— start of Available data —

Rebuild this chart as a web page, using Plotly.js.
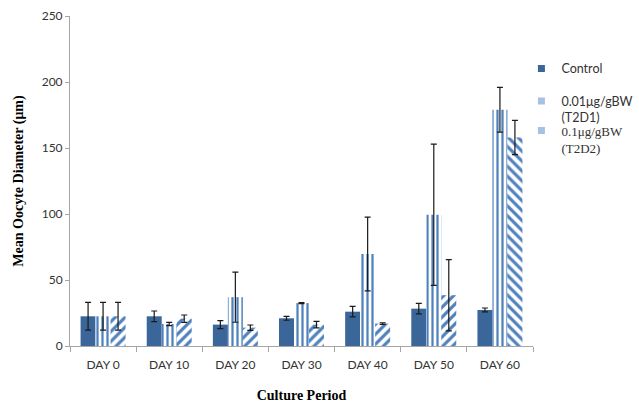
<!DOCTYPE html>
<html><head><meta charset="utf-8">
<script src="https://cdn.plot.ly/plotly-3.0.1.min.js"></script>
<style>body{margin:0;background:#fff}#c{width:639px;height:403px}</style>
</head><body><div id="c"></div>
<script>
const categories = ["DAY 0","DAY 10","DAY 20","DAY 30","DAY 40","DAY 50","DAY 60"];
const controlVals = [22.5, 22.5, 16.2, 21, 26, 28.3, 27.3];
const controlErr  = [10.5, 4, 3, 1.5, 4, 4, 1.5];
const t2d1Vals = [22.5, 16.7, 37, 32.5, 69.7, 99.5, 179];
const t2d1Err  = [10.5, 1.2, 19, 0.4, 28, 53.5, 17];
const t2d2Vals = [22.5, 20.7, 13.9, 16.2, 17, 38.5, 158];
const t2d2Err  = [10.5, 2.8, 2, 2.5, 0.6, 27, 13];
const seriesNames = ["Control", "0.01μg/gBW<br>(T2D1)", "0.1μg/gBW<br>(T2D2)"];

const errStyle = {type:'data', visible:true, color:'#1a1a1a', thickness:1.2, width:3};
const legendColors = ['#3B6699', '#A7C1E0', '#A7C1E0'];
const legendIds = ['legend', 'legend2', 'legend3'];
const traces = [
  {type:'bar', name:seriesNames[0], x:categories, y:controlVals, showlegend:false,
   error_y:Object.assign({array:controlErr}, errStyle),
   marker:{color:'#3B6699'}},
  {type:'bar', name:seriesNames[1], x:categories, y:t2d1Vals, showlegend:false,
   error_y:Object.assign({array:t2d1Err}, errStyle),
   marker:{color:'#ffffff', pattern:{shape:'|', fgcolor:'#4F81BD', bgcolor:'#ffffff', size:5, solidity:0.45}}},
  {type:'bar', name:seriesNames[2], x:categories, y:t2d2Vals, showlegend:false,
   error_y:Object.assign({array:t2d2Err}, errStyle),
   marker:{color:'#ffffff', pattern:{shape:['/','/','/','/','/','/','\\'], fgcolor:'#4F81BD', bgcolor:'#ffffff', size:7, solidity:0.45}}}
];
// legend-only entries with small square keys
seriesNames.forEach((n, i) => {
  traces.push({type:'scatter', mode:'markers', name:n, x:[null], y:[null],
    marker:{symbol:'square', size:7, color:legendColors[i]},
    legend: legendIds[i], hoverinfo:'skip'});
});
const legBase = {x:0.975, xanchor:'left', yanchor:'top', valign:'top', itemwidth:30, bgcolor:'rgba(0,0,0,0)'};
const layout = {
  width:639, height:403,
  margin:{l:70, r:106, t:16, b:57, autoexpand:false},
  paper_bgcolor:'#fff', plot_bgcolor:'#fff',
  barmode:'group', bargap:0.32, bargroupgap:0,
  font:{family:'Lato, "Open Sans", sans-serif', size:11, color:'#333'},
  xaxis:{showline:true, linecolor:'#a6a6a6', linewidth:1, ticks:'outside', tickson:'boundaries', ticklen:5, tickcolor:'#a6a6a6',
    tickfont:{size:12, color:'#333'}, ticklabelstandoff:8, automargin:false,
    title:{text:'<b>Culture Period</b>', font:{family:'"Liberation Serif", serif', size:14, color:'#000'}, standoff:18}},
  yaxis:{range:[0,250], dtick:50, showgrid:false, zeroline:false, showline:true, linecolor:'#a6a6a6', linewidth:1, ticks:'outside', ticklen:4, tickcolor:'#a6a6a6',
    tickfont:{size:12, color:'#333'}, automargin:false,
    title:{text:'<b>Mean Oocyte Diameter (μm)</b>', font:{family:'"Liberation Serif", serif', size:14, color:'#000'}, standoff:14}},
  legend: Object.assign({}, legBase, {y:0.885, font:{size:12.5, color:'#333'}}),
  legend2: Object.assign({}, legBase, {y:0.787, font:{size:12.5, color:'#333'}}),
  legend3: Object.assign({}, legBase, {y:0.698, font:{family:'"Liberation Serif", serif', size:13, color:'#333'}}),
  showlegend:true
};
Plotly.newPlot('c', traces, layout, {displayModeBar:false, staticPlot:true});
</script></body></html>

— end of Available data —

#### [What you are asked to do]
Repeat the listing verbatim. Skip the pictures.

#### [Solution]
Rebuild this chart as a web page, using Plotly.js.
<!DOCTYPE html>
<html><head><meta charset="utf-8">
<script src="https://cdn.plot.ly/plotly-3.0.1.min.js"></script>
<style>body{margin:0;background:#fff}#c{width:639px;height:403px}</style>
</head><body><div id="c"></div>
<script>
const categories = ["DAY 0","DAY 10","DAY 20","DAY 30","DAY 40","DAY 50","DAY 60"];
const controlVals = [22.5, 22.5, 16.2, 21, 26, 28.3, 27.3];
const controlErr  = [10.5, 4, 3, 1.5, 4, 4, 1.5];
const t2d1Vals = [22.5, 16.7, 37, 32.5, 69.7, 99.5, 179];
const t2d1Err  = [10.5, 1.2, 19, 0.4, 28, 53.5, 17];
const t2d2Vals = [22.5, 20.7, 13.9, 16.2, 17, 38.5, 158];
const t2d2Err  = [10.5, 2.8, 2, 2.5, 0.6, 27, 13];
const seriesNames = ["Control", "0.01μg/gBW<br>(T2D1)", "0.1μg/gBW<br>(T2D2)"];

const errStyle = {type:'data', visible:true, color:'#1a1a1a', thickness:1.2, width:3};
const legendColors = ['#3B6699', '#A7C1E0', '#A7C1E0'];
const legendIds = ['legend', 'legend2', 'legend3'];
const traces = [
  {type:'bar', name:seriesNames[0], x:categories, y:controlVals, showlegend:false,
   error_y:Object.assign({array:controlErr}, errStyle),
   marker:{color:'#3B6699'}},
  {type:'bar', name:seriesNames[1], x:categories, y:t2d1Vals, showlegend:false,
   error_y:Object.assign({array:t2d1Err}, errStyle),
   marker:{color:'#ffffff', pattern:{shape:'|', fgcolor:'#4F81BD', bgcolor:'#ffffff', size:5, solidity:0.45}}},
  {type:'bar', name:seriesNames[2], x:categories, y:t2d2Vals, showlegend:false,
   error_y:Object.assign({array:t2d2Err}, errStyle),
   marker:{color:'#ffffff', pattern:{shape:['/','/','/','/','/','/','\\'], fgcolor:'#4F81BD', bgcolor:'#ffffff', size:7, solidity:0.45}}}
];
// legend-only entries with small square keys
seriesNames.forEach((n, i) => {
  traces.push({type:'scatter', mode:'markers', name:n, x:[null], y:[null],
    marker:{symbol:'square', size:7, color:legendColors[i]},
    legend: legendIds[i], hoverinfo:'skip'});
});
const legBase = {x:0.975, xanchor:'left', yanchor:'top', valign:'top', itemwidth:30, bgcolor:'rgba(0,0,0,0)'};
const layout = {
  width:639, height:403,
  margin:{l:70, r:106, t:16, b:57, autoexpand:false},
  paper_bgcolor:'#fff', plot_bgcolor:'#fff',
  barmode:'group', bargap:0.32, bargroupgap:0,
  font:{family:'Lato, "Open Sans", sans-serif', size:11, color:'#333'},
  xaxis:{showline:true, linecolor:'#a6a6a6', linewidth:1, ticks:'outside', tickson:'boundaries', ticklen:5, tickcolor:'#a6a6a6',
    tickfont:{size:12, color:'#333'}, ticklabelstandoff:8, automargin:false,
    title:{text:'<b>Culture Period</b>', font:{family:'"Liberation Serif", serif', size:14, color:'#000'}, standoff:18}},
  yaxis:{range:[0,250], dtick:50, showgrid:false, zeroline:false, showline:true, linecolor:'#a6a6a6', linewidth:1, ticks:'outside', ticklen:4, tickcolor:'#a6a6a6',
    tickfont:{size:12, color:'#333'}, automargin:false,
    title:{text:'<b>Mean Oocyte Diameter (μm)</b>', font:{family:'"Liberation Serif", serif', size:14, color:'#000'}, standoff:14}},
  legend: Object.assign({}, legBase, {y:0.885, font:{size:12.5, color:'#333'}}),
  legend2: Object.assign({}, legBase, {y:0.787, font:{size:12.5, color:'#333'}}),
  legend3: Object.assign({}, legBase, {y:0.698, font:{family:'"Liberation Serif", serif', size:13, color:'#333'}}),
  showlegend:true
};
Plotly.newPlot('c', traces, layout, {displayModeBar:false, staticPlot:true});
</script></body></html>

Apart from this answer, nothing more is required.